The images we see nightly on the TV news reveal the appalling scenes of brutality, suffering and horror that seem to be the lot of so many unfortunates living on planet earth. Whether the events are occurring in the countries of the Middle East or in rickety boats on the Mediterranean Sea, the effect is the same – horror, despair and a paralyzing sense of hopelessness and helplessness.
Hundreds of thousands of people are fleeing their homes, abandoning their possessions in order to clamber over fences or drift in rickety boats, throwing themselves on the mercy of the sea and other countries as they abandon lives that seem to them to be either dangerous or unbearable or both. Migrants all over the world are risking life and limb, resorting to desperate and dangerous methods, in order to escape from their current situation.

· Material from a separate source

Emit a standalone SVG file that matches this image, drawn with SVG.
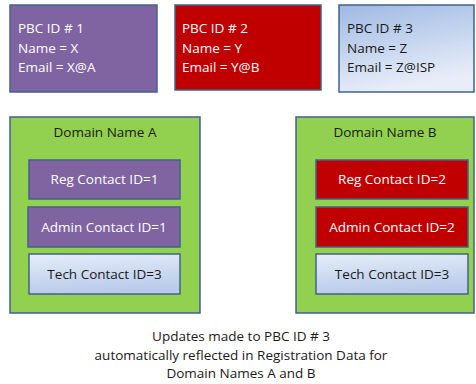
<svg xmlns="http://www.w3.org/2000/svg" width="476" height="384" viewBox="0 0 476 384">
<defs>
<linearGradient id="g3" x1="0" y1="0" x2="0.3" y2="1">
<stop offset="0" stop-color="#9fb9e3"/>
<stop offset="1" stop-color="#e8eef8"/>
</linearGradient>
<linearGradient id="gt" x1="0" y1="0" x2="0.2" y2="1">
<stop offset="0" stop-color="#e6edf8"/>
<stop offset="1" stop-color="#b8cbea"/>
</linearGradient>
<style>
rect{stroke:#41618f;stroke-width:1.5}
.pur{fill:#8064a2}
.red{fill:#c00000}
.grn{fill:#92d050}
.lb{fill:url(#g3)}
.tb{fill:url(#gt)}
text{font-family:"Open Sans","Liberation Sans",sans-serif;font-size:13.5px}
.w{fill:#ffffff}
.k{fill:#1a1a1a}
.c{text-anchor:middle}
</style>
</defs>
<g id="pbc1">
<rect class="pur" x="10" y="5" width="147" height="87"/>
<text class="w" x="18" y="33">PBC ID # 1</text>
<text class="w" x="18" y="53">Name = X</text>
<text class="w" x="18" y="72">Email = X@A</text>
</g>
<g id="pbc2">
<rect class="red" x="175" y="5" width="146" height="85"/>
<text class="w" x="182" y="33">PBC ID # 2</text>
<text class="w" x="182" y="53">Name = Y</text>
<text class="w" x="182" y="72">Email = Y@B</text>
</g>
<g id="pbc3">
<rect class="lb" x="339" y="5" width="135" height="87"/>
<text class="k" x="347" y="33">PBC ID # 3</text>
<text class="k" x="347" y="53">Name = Z</text>
<text class="k" x="347" y="72">Email = Z@ISP</text>
</g>
<g id="domainA">
<rect class="grn" x="10" y="117" width="190" height="196"/>
<text class="k c" x="105" y="137">Domain Name A</text>
</g>
<g id="regA">
<rect class="pur" x="29" y="160" width="151" height="39"/>
<text class="w c" x="104.5" y="184">Reg Contact ID=1</text>
</g>
<g id="adminA">
<rect class="pur" x="28" y="207" width="152" height="40"/>
<text class="w c" x="104" y="232">Admin Contact ID=1</text>
</g>
<g id="techA">
<rect class="tb" x="29" y="254" width="151" height="40"/>
<text class="k c" x="104.5" y="279">Tech Contact ID=3</text>
</g>
<g id="domainB">
<rect class="grn" x="296" y="117" width="178" height="196"/>
<text class="k c" x="385" y="137">Domain Name B</text>
</g>
<g id="regB">
<rect class="red" x="316" y="160" width="152" height="39"/>
<text class="w c" x="392" y="184">Reg Contact ID=2</text>
</g>
<g id="adminB">
<rect class="red" x="316" y="207" width="152" height="40"/>
<text class="w c" x="392" y="232">Admin Contact ID=2</text>
</g>
<g id="techB">
<rect class="tb" x="316" y="254" width="152" height="40"/>
<text class="k c" x="392" y="279">Tech Contact ID=3</text>
</g>
<g id="connectors"></g>
<g id="caption">
<text class="k c" x="241" y="341">Updates made to PBC ID # 3</text>
<text class="k c" x="241" y="360">automatically reflected in Registration Data for</text>
<text class="k c" x="241" y="378">Domain Names A and B</text>
</g>
</svg>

Since time immemorial wars have periodically ravaged the Middle East, though just now Israel is not actively involved in any of them. Some people may even gain satisfaction from seeing Arab countries being torn apart by internal conflicts, but I am not among them. What I see are communities being fragmented, families destroyed and individuals condemned to a lifetime of suffering, essentially forced into a stone-age existence. Why should I wish that on anyone? Especially when I am able to benefit from all the comforts of modern life?
I know that the striking images and heart-rending scenes in the news form a kind of nightly reality entertainment programme for the well-fed world. I know, too, that many kind people donate money and resources to help those unfortunates, but it is often too little too late, coming after the irreparable damage has already been done.
Obviously, earthquakes, tsunamis and volcanic eruptions also attract the attention of the world, and intrepid reporters and photographers rush to these places in order to send the distressing images back to the rest of the world. The same goes for mining disasters, forest and bush fires and floods of various kinds. It is, I suppose, something to be proud of that humankind has developed resources to cope with such disasters.
But all the same, it makes me feel guilty and ashamed to be sitting in a pleasant room typing this, with a full belly, books at hand and music on the radio when so many people are still suffering hunger, discomfort and the imminent threat of death.
It’s as if we’re living in a parallel world, and as everyone knows, parallel lines never meet.